Шубников говорит не торопясь, солидно, явно важничая — резон для важности есть: присвоили звание ефрейтора и назначили командиром отделения взамен Журавлева. Командир держит речь, понимать надо.
Однако Соколов прервал его:
— Старче Шубников, отбой.
Не понял, видать, взводный, что беседу проводил не просто Шубников, а командир отделения Шубников, и вообще, при чем здесь «старче»?
— Товарищ лейтенант, — сказал Шубников отсыревшим от обиды голосом, — я замолкаю, коли отбой. Но между прочим, мне всего-навсего сорок семь…
— Ну ладно, я буду звать тебя — отрок Шубников.
— И «отрок» не требуется. С меня хватит, что Пощалыгин мне прозвище навесил…
— Какое?
— А-а, неохота повторять. Прозвал Варнаком. Ето потому, что я из ссыльных происхождением.
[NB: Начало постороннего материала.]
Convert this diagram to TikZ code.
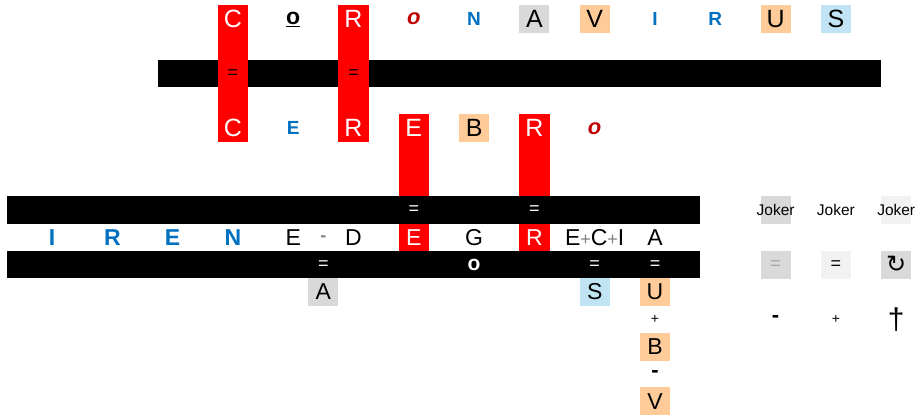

Дед мой каторгу отбывал по Сибиру, на поселение вышел…
— Ну, извини, Михаил Митрофаныч, я не буду давать тебе прозвище, — устало сказал Соколов и зашелся своим коклюшным кашлем.
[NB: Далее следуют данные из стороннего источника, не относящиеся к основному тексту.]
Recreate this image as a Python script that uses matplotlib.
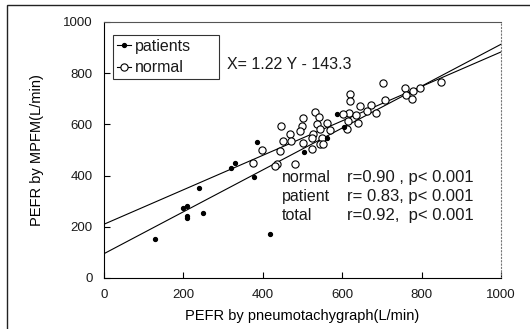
import matplotlib
matplotlib.use('Agg')
import matplotlib.pyplot as plt
from matplotlib.patches import Rectangle

plt.rcParams['font.family'] = ['Liberation Sans', 'DejaVu Sans']
plt.rcParams['text.color'] = '#1a1a1a'
plt.rcParams['xtick.labelcolor'] = '#1a1a1a'
plt.rcParams['ytick.labelcolor'] = '#1a1a1a'

# patients (filled dots): pneumotachograph vs MPFM
patients_x = [128, 198, 210, 208, 210, 250, 239, 319, 329, 378, 418, 386, 504, 562, 588, 605]
patients_y = [153, 275, 283, 242, 233, 255, 353, 431, 450, 395, 173, 532, 493, 548, 639, 590]

# normal subjects (open circles)
normal_x = [703, 620, 620, 758, 779, 797, 761, 777, 708, 645, 672, 663, 685, 618, 603, 636,
            531, 542, 502, 561, 537, 640, 615, 447, 498, 544, 494, 569, 527, 548, 469, 452,
            472, 502, 523, 523, 544, 443, 481, 435, 397, 376, 850, 613, 431, 552]
normal_y = [763, 720, 691, 741, 730, 741, 715, 698, 694, 672, 674, 652, 646, 646, 639, 637,
            650, 629, 624, 607, 600, 607, 613, 594, 594, 581, 574, 577, 561, 548, 561, 535,
            535, 529, 546, 503, 522, 496, 444, 444, 499, 450, 767, 581, 438, 522]

# regression lines, endpoints at x=0 and x=1000
line_x = [0, 1000]
line_a_y = [95, 913]
line_b_y = [210, 883]

equation = 'X= 1.22 Y - 143.3'
stat_names = ['normal', 'patient', 'total']
stat_values = ['r=0.90 , p< 0.001', 'r= 0.83, p< 0.001', 'r=0.92,  p< 0.001']

fig = plt.figure(figsize=(5.3, 3.29), dpi=100)
ax = fig.add_axes([104 / 530, 1 - 278 / 329, 397 / 530, 256 / 329])

# outer frame of the scanned figure (only top and left edges visible)
fig.patches.append(Rectangle((7 / 530, -0.5), 1.5, 1 - 5 / 329 + 0.5, transform=fig.transFigure,
                             fill=False, edgecolor='#222222', linewidth=1.0))

ax.plot(line_x, line_a_y, color='black', linewidth=0.8)
ax.plot(line_x, line_b_y, color='black', linewidth=0.8)

ax.plot(normal_x, normal_y, linestyle='none', marker='o', markersize=5.2,
        markerfacecolor='white', markeredgecolor='black', markeredgewidth=0.8, label='normal')
ax.plot(patients_x, patients_y, linestyle='none', marker='o', markersize=2.8,
        color='black', label='patients')

ax.set_xlim(0, 1000)
ax.set_ylim(0, 1000)
ax.set_xticks([0, 200, 400, 600, 800, 1000])
ax.set_yticks([0, 200, 400, 600, 800, 1000])
ax.tick_params(direction='in', length=4, width=0.8, labelsize=9.5, pad=8)
for s in ax.spines.values():
    s.set_linewidth(0.8)
ax.spines['right'].set_linestyle((0, (1, 2)))
ax.spines['right'].set_color('#777777')
ax.spines['top'].set_color('#555555')

ax.set_xlabel('PEFR by pneumotachygraph(L/min)', fontsize=10.5, labelpad=6)
ax.set_ylabel('PEFR by MPFM(L/min)', fontsize=10.5, labelpad=14)

h_pat, = ax.plot([], [], marker='o', markersize=2.8, color='black', linewidth=0.8)
h_nor, = ax.plot([], [], marker='o', markersize=5.2, markerfacecolor='white',
                 markeredgecolor='black', color='black', linewidth=0.8, markeredgewidth=0.8)
leg = ax.legend([h_pat, h_nor], ['patients', 'normal'], loc='upper left',
                bbox_to_anchor=(0.023, 0.762, 0.267, 0.188), mode='expand',
                fontsize=11.5, frameon=True, fancybox=False,
                handlelength=0.9, handletextpad=0.2, borderpad=0.25, labelspacing=0.4,
                borderaxespad=0)
leg.get_frame().set_edgecolor('black')
leg.get_frame().set_linewidth(0.8)

ax.text(309, 834, equation, fontsize=11.5, va='center', ha='left')
for i, (name, val) in enumerate(zip(stat_names, stat_values)):
    yy = 392 - i * 74
    ax.text(447, yy, name, fontsize=11.5, va='center', ha='left')
    ax.text(611, yy, val, fontsize=12, va='center', ha='left')

fig.savefig('out.png', dpi=100)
И то, что взводный назвал его по имени-отчеству, и извинился, и закашлялся, мгновенно испарило обиду Шубникова, и он сказал:
— Товарищ лейтенант, против вашей болезни лучшее средство — горячее молоко с медом. Как рукой снимет!
— Где ж его взять, молоко с медом? — сказал Пощалыгин. — Водка с перцем для кашля тоже хорошо!
— Ладно, спасибо за советы, — сказал Соколов. — А теперь отбой.
Сергей прикрыл глаза. Полежал немного — и открыл. С закрытыми — темь и с открытыми — темь. Ночь безлунная, непроглядная. Темнота, надвигаясь отовсюду, наваливалась, давила. И вместе с темнотой наваливалась тоска. Черная тоска.
Отчего это? Оттого, что думал о Журавлеве, о Сидоркине и Рубинчике и о многих других, кто погиб рядом С ним.
Сергей затрясся в странном, сухом, без слез, рыдании. Боясь, что его услышат, он закутался с головой в шинель.
Он стыдил себя: «Прекрати, зажми интеллигентские нервы, ты же солдат». И наконец успокоился.